During this period, the coffee consumed in Thailand was all foreign. It was imported from Indonesia through middlemen in Singapore. “When we contacted them for sales, I found that most of the Indonesian coffee that Thailand imported was of low-grade quality. Around 25% of the beans were damaged or mixed, resulting in an unpleasant aroma when roasted. To mask the poor quality of the coffee, people would add butter, sugar, and other ingredients and roast it until it was burnt. This resulted in a bitter taste, which led to the common practice of adding sweetened condensed milk to the coffee to make it more palatable,” and why many Thai people believe that coffee is inherently bitter.

“Coffee was considered a national drink back in the day. But when it became more popular, coffee became a price-controlled product by the government. At one point, one cup of coffee could not be sold for more than 1 Baht, but when coffee materials were costly, the state still fixed on this original price. This made it hard for coffee sellers, so they had to roast tamarind seeds along with coffee to reduce the cost. Unfortunately, the addition of tamarind seeds harmed the taste and aroma of the coffee, causing its popularity to decline, and  many people turned to soft drinks instead.”

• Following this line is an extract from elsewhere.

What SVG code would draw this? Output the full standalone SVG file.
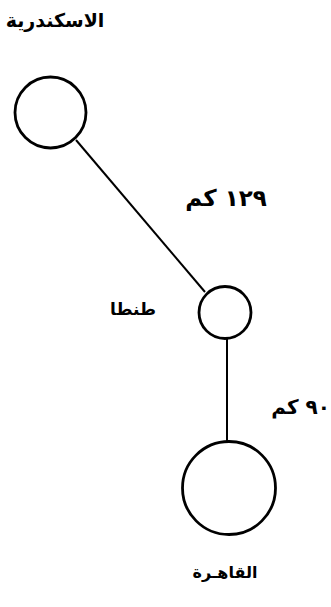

After the introduction of instant coffee in Thailand, coffee shops recognized its advantages and decided to incorporate it into their menus. This was mainly due to the convenience and affordability of instant coffee, as it requires minimal effort and resources to brew. Coffee then regained its popularity among the masses, albeit in a new form. 


In the wake of coffee’s rise to mainstream popularity, the Ministry of the Interior in Thailand promoted the cultivation of Robusta coffee in the country’s southern region. A coffee roasting plant was established at Huay Nam Thai to ensure fair pricing and support for farmers. While Arabica coffee was also introduced, it faced more difficulties in gaining popularity due to its sour taste, which still needed to be familiar to Thai people. Additionally, logistical and transportation issues posed significant obstacles for the development of Arabica coffee during that time.

“In the early days of Thai Robusta coffee, it was relatively unknown, prompting the government to issue a requirement for traders to support local coffee by purchasing it from the designated roasting plant. To expand the market both domestically and internationally, traders also had to find ways to promote Thai coffee.” Khun Waree even reached out to Singaporean networks to help sell Thai coffee. Eventually, he found an open-minded buyer willing to purchase coffee from a new producer like Thailand.


“When coffee prices on the global market were soaring, the International Coffee Organization (ICO) was established to regulate buying and selling quotas among coffee-producing countries. However, non-member countries were not allocated quotas, leaving their manufacturers vulnerable to price pressures from buyers. In response, members of Thailand’s coffee industry formed the Thai Coffee Association in 1982 and sought assistance from the Ministry of Commerce to join the ICO. With the Ministry’s support, Thailand successfully entered the global coffee industry, focusing on guaranteeing fair prices for farmers.” Khun Waree recalls how the association also played a key role in exploring and evaluating coffee output to meet export quotas.

During this decade, Thailand achieved a significant milestone with its Robusta coffee. In some years, the country’s exports to foreign instant coffee processing factories reached almost 100,000 tons!

“This generation successfully introduced Thai Robusta coffee to the world, putting Thailand on the map as a coffee-producing country,” says Khun Ngern. “At the time, foreign trading houses prioritized closing deals with Thai coffee, given its early harvest season. This made Thai coffee the first choice of raw material for coffee factories worldwide, with countries like Indonesia following later. This accomplishment is a point of pride for our country,” Khun Ngern added.


According to Khun Waree, “As economic and social changes occur, people become more discerning with their coffee choices. Instant coffee is a starting point for people to learn about coffee, and as they gain knowledge, they develop a taste for roasted or freshly brewed coffee.”

In 1998-1999, after the Tom Yum Kung Crisis, global coffee prices took a significant dip. However, this was also when coffee chains like Starbucks and Thai coffee brand ‘Baan Rai Coffee,’ which had over 100 branches, began to emerge. Khun Waree and Khun Ngern recognize that these businesses significantly influenced coffee trends in Thailand.

During the Tom Yum Kung crisis, many people lost their jobs and struggled to find a way to make a living. To cope with the situation, opening a fresh coffee shop was seen as a low investment option, with only a small coffee maker needed to sell coffee at a low price of 10-20 Baht per cup for a significant profit. As the economy gradually recovered, more people began to drink coffee, and more cafes were opened. Thai people became more open-minded, and as a result, Arabica coffee gained acceptance and popularity, contributing to the thriving coffee culture we see in Thailand today.

“Thailand is fortunate because we have a complete coffee supply chain, from farmers, processors, roasters, brewers, to consumers. Observing the current context, Thailand is now considered a coffee processing country, where we import coffee from other countries and also have our own domestic coffee. As a trader, Thai coffee brands don’t necessarily have to be grown exclusively in Thailand.

Thai coffee’s distinct identity and differentiation sets it apart, which resonates with consumers globally. This is what excites us, and it’s the future we want to see for Thailand,” Khun Ngern concluded.